Charts and diagrams as code:
<<<<

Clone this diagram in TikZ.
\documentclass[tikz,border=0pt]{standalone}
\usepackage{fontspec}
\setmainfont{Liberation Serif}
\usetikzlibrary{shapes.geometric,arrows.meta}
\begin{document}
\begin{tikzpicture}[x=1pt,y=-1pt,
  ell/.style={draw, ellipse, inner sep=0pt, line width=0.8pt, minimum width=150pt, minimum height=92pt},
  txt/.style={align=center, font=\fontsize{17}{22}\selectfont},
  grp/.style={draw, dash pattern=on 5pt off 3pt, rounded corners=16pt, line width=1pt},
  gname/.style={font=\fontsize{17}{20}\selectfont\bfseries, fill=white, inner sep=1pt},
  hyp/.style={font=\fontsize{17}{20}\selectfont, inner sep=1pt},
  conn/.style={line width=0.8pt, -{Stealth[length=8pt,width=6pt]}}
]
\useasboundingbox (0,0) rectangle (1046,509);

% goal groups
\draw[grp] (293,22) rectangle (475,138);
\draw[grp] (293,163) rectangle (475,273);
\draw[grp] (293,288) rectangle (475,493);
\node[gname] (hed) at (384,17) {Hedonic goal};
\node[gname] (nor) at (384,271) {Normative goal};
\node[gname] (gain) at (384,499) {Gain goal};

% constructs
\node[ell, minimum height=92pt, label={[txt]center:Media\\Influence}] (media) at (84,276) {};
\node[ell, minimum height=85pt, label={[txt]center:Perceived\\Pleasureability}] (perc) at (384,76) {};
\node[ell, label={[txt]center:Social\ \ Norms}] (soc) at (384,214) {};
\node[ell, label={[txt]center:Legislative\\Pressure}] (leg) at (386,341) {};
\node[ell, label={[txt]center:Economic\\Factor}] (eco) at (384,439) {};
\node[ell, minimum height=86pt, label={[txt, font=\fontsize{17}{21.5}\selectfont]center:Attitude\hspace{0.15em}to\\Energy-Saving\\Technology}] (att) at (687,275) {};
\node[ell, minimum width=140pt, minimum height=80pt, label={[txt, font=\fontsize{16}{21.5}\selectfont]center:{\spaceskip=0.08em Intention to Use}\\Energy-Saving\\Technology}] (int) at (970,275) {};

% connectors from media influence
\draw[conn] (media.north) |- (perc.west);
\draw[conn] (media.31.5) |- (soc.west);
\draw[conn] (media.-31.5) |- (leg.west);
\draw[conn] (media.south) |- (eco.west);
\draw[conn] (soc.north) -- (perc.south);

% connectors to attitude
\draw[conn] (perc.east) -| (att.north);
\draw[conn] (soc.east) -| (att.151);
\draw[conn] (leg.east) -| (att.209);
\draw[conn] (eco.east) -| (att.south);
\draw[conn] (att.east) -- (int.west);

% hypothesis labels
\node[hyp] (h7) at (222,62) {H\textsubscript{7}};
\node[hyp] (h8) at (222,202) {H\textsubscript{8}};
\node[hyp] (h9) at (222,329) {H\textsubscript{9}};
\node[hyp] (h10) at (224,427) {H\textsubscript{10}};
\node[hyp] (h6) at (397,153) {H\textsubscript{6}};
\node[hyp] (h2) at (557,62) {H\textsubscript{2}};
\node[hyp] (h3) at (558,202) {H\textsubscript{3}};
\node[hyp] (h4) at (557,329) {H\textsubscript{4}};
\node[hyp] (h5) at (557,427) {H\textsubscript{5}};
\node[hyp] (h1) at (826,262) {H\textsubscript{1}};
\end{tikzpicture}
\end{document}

>>>>
<<<<

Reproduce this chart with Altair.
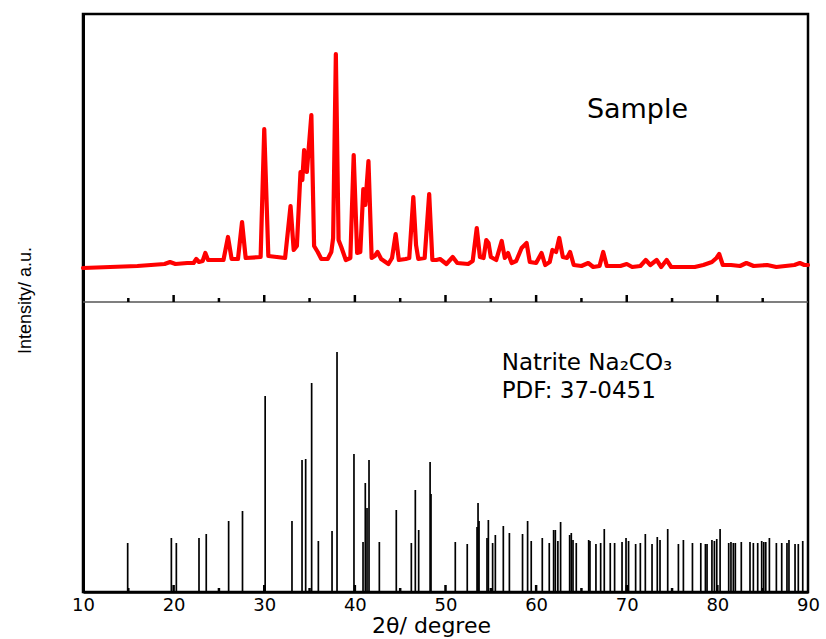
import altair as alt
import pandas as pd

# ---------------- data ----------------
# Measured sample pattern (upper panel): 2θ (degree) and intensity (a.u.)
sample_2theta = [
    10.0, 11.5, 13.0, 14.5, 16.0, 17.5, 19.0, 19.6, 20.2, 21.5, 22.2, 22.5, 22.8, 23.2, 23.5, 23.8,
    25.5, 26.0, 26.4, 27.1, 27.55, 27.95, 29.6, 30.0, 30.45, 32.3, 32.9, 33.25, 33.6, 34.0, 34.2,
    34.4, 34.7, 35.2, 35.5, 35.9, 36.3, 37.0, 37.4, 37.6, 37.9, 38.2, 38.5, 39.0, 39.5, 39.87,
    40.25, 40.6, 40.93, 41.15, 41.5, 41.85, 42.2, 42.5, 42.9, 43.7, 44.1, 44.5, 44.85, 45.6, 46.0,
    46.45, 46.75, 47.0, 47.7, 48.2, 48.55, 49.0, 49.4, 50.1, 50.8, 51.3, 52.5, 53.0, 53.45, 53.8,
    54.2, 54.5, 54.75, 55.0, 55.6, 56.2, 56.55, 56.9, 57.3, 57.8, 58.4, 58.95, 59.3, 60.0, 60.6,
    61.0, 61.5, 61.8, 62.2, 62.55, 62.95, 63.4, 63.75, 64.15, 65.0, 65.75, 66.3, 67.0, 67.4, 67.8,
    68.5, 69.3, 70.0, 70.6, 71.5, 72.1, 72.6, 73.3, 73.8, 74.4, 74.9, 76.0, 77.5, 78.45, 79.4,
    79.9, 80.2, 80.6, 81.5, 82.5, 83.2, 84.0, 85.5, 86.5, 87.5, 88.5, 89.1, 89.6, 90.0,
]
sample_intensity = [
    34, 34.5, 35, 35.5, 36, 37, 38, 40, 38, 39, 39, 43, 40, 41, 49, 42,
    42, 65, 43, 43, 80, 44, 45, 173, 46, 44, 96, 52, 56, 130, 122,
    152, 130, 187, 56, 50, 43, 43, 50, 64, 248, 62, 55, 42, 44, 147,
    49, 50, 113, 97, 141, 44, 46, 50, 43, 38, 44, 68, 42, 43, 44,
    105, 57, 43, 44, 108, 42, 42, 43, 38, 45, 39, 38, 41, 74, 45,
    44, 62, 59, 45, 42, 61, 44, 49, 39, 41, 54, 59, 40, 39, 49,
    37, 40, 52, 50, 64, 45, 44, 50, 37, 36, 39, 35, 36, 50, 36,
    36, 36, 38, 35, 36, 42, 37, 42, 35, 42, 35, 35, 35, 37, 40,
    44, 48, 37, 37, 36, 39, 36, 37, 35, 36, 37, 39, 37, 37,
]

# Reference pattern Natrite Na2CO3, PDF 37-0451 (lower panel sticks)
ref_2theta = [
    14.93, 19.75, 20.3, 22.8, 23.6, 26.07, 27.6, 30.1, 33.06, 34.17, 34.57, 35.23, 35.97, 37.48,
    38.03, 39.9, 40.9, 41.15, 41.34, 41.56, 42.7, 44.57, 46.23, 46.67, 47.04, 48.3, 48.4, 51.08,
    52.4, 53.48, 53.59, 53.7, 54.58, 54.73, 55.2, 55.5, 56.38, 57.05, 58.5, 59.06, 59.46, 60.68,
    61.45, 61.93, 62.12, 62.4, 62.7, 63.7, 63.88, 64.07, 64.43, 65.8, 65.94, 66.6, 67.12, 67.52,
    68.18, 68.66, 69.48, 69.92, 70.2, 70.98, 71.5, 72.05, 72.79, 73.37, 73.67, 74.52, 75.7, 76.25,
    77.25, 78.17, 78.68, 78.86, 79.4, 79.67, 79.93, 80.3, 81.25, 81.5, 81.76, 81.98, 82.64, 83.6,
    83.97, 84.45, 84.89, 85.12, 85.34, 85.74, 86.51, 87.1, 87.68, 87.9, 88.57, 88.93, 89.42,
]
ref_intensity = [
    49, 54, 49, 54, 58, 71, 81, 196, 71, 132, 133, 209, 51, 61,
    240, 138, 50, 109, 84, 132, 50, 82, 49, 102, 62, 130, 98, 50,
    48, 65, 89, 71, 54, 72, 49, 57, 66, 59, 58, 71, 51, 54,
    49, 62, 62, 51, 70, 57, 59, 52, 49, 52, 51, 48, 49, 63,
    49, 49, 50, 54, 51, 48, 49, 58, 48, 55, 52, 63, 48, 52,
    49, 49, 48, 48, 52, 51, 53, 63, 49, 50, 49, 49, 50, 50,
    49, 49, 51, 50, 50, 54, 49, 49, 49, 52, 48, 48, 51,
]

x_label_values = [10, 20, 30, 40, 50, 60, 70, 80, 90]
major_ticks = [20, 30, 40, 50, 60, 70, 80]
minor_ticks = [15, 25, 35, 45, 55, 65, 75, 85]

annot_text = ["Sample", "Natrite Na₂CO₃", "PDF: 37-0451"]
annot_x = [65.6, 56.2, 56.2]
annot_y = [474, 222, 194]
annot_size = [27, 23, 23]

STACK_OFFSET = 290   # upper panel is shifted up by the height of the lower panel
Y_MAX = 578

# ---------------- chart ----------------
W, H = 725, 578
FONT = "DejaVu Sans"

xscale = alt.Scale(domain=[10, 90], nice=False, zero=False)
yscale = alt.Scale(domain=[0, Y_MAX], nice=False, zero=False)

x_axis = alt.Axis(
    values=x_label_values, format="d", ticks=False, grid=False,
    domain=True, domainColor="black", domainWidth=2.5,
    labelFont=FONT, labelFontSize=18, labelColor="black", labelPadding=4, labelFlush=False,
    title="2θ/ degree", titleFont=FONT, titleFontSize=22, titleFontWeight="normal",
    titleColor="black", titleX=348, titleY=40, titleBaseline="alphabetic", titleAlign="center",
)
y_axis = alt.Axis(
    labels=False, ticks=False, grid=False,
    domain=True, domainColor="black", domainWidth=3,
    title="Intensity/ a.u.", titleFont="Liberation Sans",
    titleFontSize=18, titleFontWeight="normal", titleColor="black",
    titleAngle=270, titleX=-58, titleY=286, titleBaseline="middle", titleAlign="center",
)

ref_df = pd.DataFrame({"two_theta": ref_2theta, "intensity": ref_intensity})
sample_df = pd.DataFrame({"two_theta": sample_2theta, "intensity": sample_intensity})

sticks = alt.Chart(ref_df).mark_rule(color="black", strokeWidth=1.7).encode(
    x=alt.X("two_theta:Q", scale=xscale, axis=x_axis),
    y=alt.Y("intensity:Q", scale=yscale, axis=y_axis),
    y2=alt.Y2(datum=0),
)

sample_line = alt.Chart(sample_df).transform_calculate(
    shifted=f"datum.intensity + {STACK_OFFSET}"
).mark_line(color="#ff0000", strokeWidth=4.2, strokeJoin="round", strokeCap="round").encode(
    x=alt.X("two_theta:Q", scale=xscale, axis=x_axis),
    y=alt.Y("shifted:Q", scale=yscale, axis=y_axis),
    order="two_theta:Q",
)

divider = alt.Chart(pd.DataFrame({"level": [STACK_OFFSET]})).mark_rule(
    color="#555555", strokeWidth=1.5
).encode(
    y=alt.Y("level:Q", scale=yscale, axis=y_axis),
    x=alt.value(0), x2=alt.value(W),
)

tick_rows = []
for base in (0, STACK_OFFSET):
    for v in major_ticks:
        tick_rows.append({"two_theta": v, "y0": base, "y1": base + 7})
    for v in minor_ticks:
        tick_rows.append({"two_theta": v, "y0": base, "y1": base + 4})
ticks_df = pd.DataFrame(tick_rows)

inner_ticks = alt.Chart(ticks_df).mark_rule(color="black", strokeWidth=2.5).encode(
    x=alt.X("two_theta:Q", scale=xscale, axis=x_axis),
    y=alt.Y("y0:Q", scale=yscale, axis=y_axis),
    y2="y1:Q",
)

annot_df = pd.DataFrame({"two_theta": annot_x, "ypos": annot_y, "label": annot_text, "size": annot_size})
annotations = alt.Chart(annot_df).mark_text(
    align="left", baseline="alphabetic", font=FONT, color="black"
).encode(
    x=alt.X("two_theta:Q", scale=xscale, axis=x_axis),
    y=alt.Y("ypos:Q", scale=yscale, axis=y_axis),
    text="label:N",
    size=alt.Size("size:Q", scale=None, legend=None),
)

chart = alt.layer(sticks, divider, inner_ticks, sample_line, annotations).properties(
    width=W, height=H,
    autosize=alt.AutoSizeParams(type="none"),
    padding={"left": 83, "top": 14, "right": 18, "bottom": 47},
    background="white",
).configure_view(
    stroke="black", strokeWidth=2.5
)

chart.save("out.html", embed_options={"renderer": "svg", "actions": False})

>>>>
<<<<

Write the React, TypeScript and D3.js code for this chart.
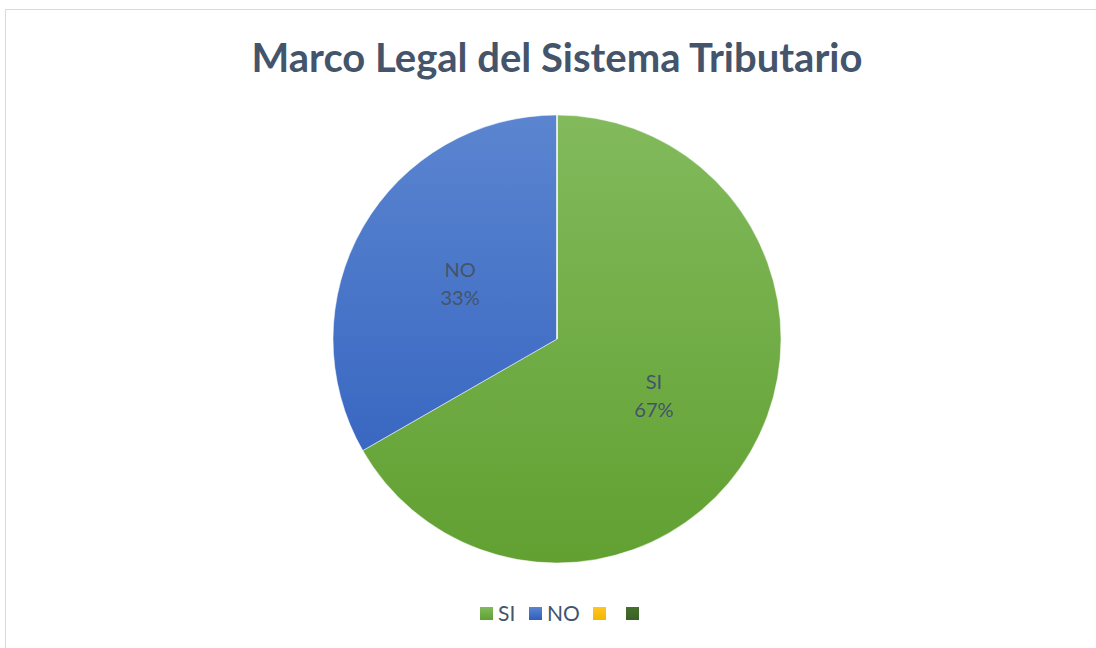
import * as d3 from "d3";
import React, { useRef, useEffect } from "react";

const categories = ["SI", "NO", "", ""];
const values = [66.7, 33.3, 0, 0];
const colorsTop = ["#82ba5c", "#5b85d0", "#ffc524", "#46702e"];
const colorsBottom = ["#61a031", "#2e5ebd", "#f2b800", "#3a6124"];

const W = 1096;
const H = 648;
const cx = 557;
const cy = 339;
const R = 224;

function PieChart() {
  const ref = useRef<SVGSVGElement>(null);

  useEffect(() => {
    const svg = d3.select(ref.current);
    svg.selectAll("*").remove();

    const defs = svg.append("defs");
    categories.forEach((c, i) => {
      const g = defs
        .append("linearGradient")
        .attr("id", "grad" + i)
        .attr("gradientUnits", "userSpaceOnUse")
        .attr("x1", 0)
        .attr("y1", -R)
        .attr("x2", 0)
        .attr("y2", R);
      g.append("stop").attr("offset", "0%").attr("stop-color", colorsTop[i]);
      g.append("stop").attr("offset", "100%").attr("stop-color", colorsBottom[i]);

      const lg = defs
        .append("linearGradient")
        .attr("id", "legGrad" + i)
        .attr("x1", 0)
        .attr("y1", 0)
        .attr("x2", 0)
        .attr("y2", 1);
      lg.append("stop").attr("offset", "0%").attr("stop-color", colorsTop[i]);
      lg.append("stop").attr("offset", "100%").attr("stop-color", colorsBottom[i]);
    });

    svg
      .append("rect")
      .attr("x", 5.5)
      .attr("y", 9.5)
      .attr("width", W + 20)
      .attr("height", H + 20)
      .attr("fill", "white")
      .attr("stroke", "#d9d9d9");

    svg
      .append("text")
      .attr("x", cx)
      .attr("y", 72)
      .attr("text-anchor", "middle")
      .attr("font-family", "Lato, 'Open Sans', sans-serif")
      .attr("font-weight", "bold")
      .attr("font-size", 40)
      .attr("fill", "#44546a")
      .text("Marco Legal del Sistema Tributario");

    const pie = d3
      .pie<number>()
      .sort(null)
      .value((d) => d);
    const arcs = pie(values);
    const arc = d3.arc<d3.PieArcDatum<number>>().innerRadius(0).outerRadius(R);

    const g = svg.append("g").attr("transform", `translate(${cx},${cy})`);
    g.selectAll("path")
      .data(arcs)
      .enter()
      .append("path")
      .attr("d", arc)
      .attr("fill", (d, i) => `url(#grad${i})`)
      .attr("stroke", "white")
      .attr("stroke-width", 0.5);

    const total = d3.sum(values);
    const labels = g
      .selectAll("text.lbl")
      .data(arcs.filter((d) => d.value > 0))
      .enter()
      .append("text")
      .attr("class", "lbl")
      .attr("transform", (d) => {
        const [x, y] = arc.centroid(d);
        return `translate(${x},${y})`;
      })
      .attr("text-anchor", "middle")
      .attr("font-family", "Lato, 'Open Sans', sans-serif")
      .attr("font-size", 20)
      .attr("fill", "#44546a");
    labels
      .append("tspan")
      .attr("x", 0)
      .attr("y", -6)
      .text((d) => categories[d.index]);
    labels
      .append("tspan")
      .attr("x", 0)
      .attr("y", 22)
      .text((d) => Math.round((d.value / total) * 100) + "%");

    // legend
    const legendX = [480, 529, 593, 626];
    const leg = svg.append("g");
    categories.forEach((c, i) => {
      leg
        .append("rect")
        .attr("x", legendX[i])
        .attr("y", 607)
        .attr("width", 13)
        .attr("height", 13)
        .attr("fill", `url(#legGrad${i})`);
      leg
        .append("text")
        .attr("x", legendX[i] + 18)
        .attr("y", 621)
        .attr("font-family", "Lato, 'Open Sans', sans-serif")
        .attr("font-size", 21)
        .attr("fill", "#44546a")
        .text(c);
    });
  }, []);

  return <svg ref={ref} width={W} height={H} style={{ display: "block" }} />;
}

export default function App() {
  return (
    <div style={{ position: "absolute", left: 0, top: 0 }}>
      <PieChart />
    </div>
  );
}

>>>>

§ What the task asks
Restate word for word the part that opens with the line containing "Write the React, TypeScript" and closes with the line containing "const R = 224;", both ends included, and nothing else. Omit any images.

§ Solution for this exercise
Write the React, TypeScript and D3.js code for this chart.
import * as d3 from "d3";
import React, { useRef, useEffect } from "react";

const categories = ["SI", "NO", "", ""];
const values = [66.7, 33.3, 0, 0];
const colorsTop = ["#82ba5c", "#5b85d0", "#ffc524", "#46702e"];
const colorsBottom = ["#61a031", "#2e5ebd", "#f2b800", "#3a6124"];

const W = 1096;
const H = 648;
const cx = 557;
const cy = 339;
const R = 224;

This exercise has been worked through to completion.